Good news, ladies: women are kind of killing it in virtual reality. This feels like a big deal not because it represents general progress in the tech industry, but because VR won’t really have to be corrected. Think about it: the entire world of gaming was perceived as a boys’ club pretty much until relatively recent data started to make it clear that girls like games too.
Case in point, one set of data found that “adult women” are the most active demographic in gaming – take that, stereotypical boys in basements! But in VR, the way things are looking, no such data sets are ever going to be needed, because women are making an impact from the start.
The way we see it, if we keep highlighting this fact, we’ll avoid ever falling into a misconception about VR being another tech boys’ club. With me? Good! So, as part of that effort, we wanted to point to a few specific women who are getting things done in virtual reality.
Jennifer Scheurle – Opaque Space Game Design Leader
Opaque Space isn’t a huge name in VR unless you pay attention – but once you take a look, it’s representative of some of the most exciting things about the technology. There was an article back in 2016 commenting on some of the potential for gaming in VR that had a lovely bit about exploring new environments, basically discussing how VR could put any ordinary activity into any space. Opaque Space, whose game design leader is Jennifer Scheurle, exemplifies this basic but fundamental capability, most notably by taking users on a realistic journey to space.
Suzanne Leibrick – ARVR Academy Founder, VR Artist & Storyteller
As you can see from the title and job description above, Suzanne Leibrick does a little bit of everything in this industry. And what’s more, she does it with something of a humanitarian angle. ARVR Academy is a nonprofit whose primary function is to educate communities that might be a little bit behind on AR and VR in the technology. Basically, Leibrick – in addition to being able to put together her own VR experiences – is helping to ensure that there are more Suzanne Leibricks coming from all sides. Not a bad way to affect an industry in its infancy.
Pranee McKinlay – Future State Machine Creative Director, Game Developer
A Medium article from 2016 suggested that VR storytelling wasn’t working and might never work. The author claimed that storytelling itself is a retroactive art form and therefore difficult to carry out within the extraordinarily “present” nature of VR. We get it, but it never quite rang like a fully damning observation. And, to support the idea that VR storytelling can work, we have people like Pranee McKinlay. McKinlay works as a creative director for a company, Future State Machine, that aims specifically to create narrative-driven VR experiences. They’re in the early going with VR, but based on some of their previous games, they’re on the right track.

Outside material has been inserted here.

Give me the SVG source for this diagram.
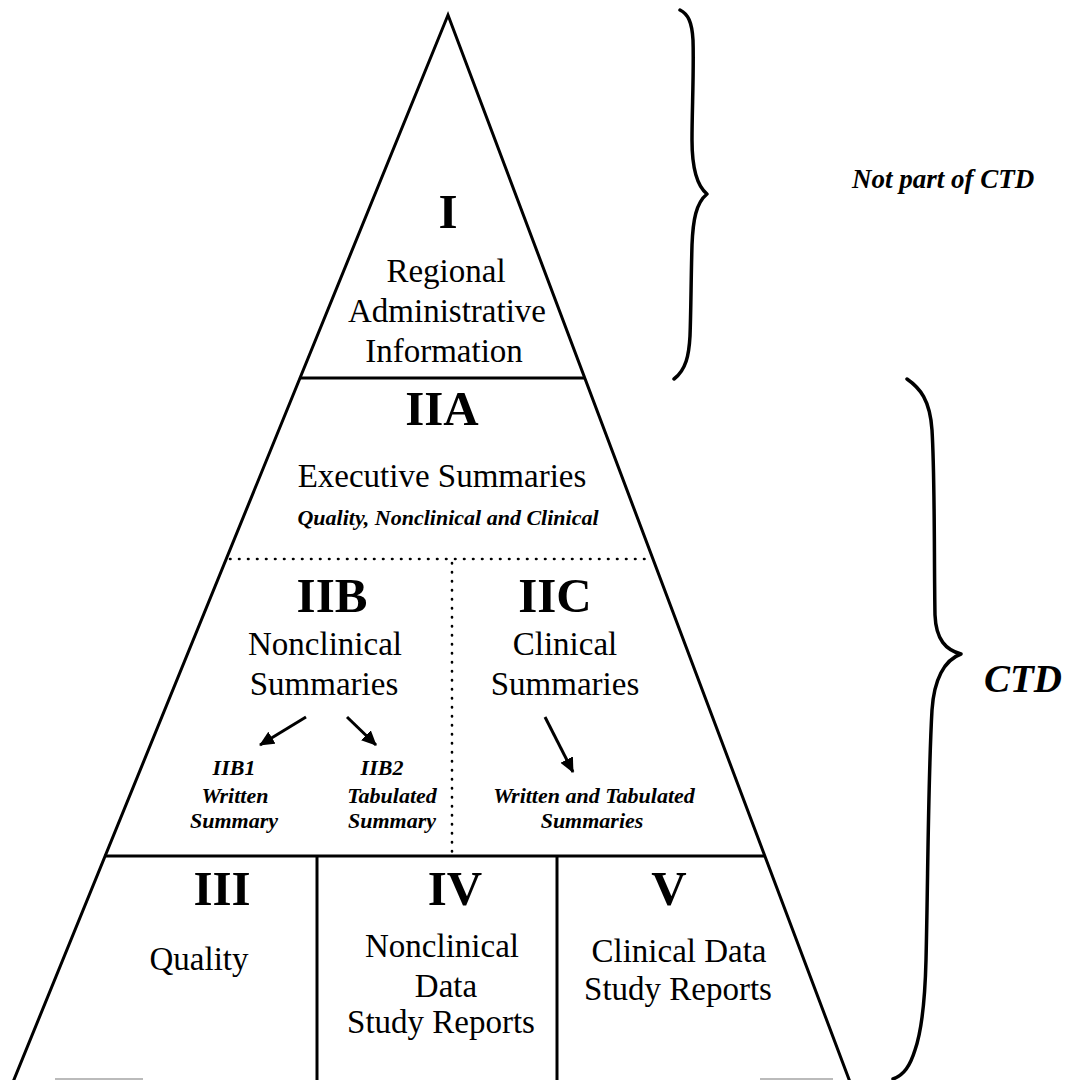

Christina Heller – VR Playhouse CEO & Co-Founder
Christina Heller is a little bit of a different choice on this list because she’s effectively running a studio, rather than working on the creative or technical end of a gaming company. VR Playhouse produces cinematic experiences in VR and AR, and has already worked with people as big as Ken Burns, and won an award or two. Heller’s work is a nice reminder that VR and AR are important in the entertainment world, beyond pure gaming.
Nonny de la Pena – Emblematic CEO & VR Journalist
Last but certainly not least, we have to touch on the journalism side of things! Articles like this very one are hopefully going to do their part to promote the leading ladies of VR. But it helps to have female voices in the industry generally producing content as well. Nonny de la Pena is doing just that, while running a VR company and giving TED talks. Go get ‘em, Nonny.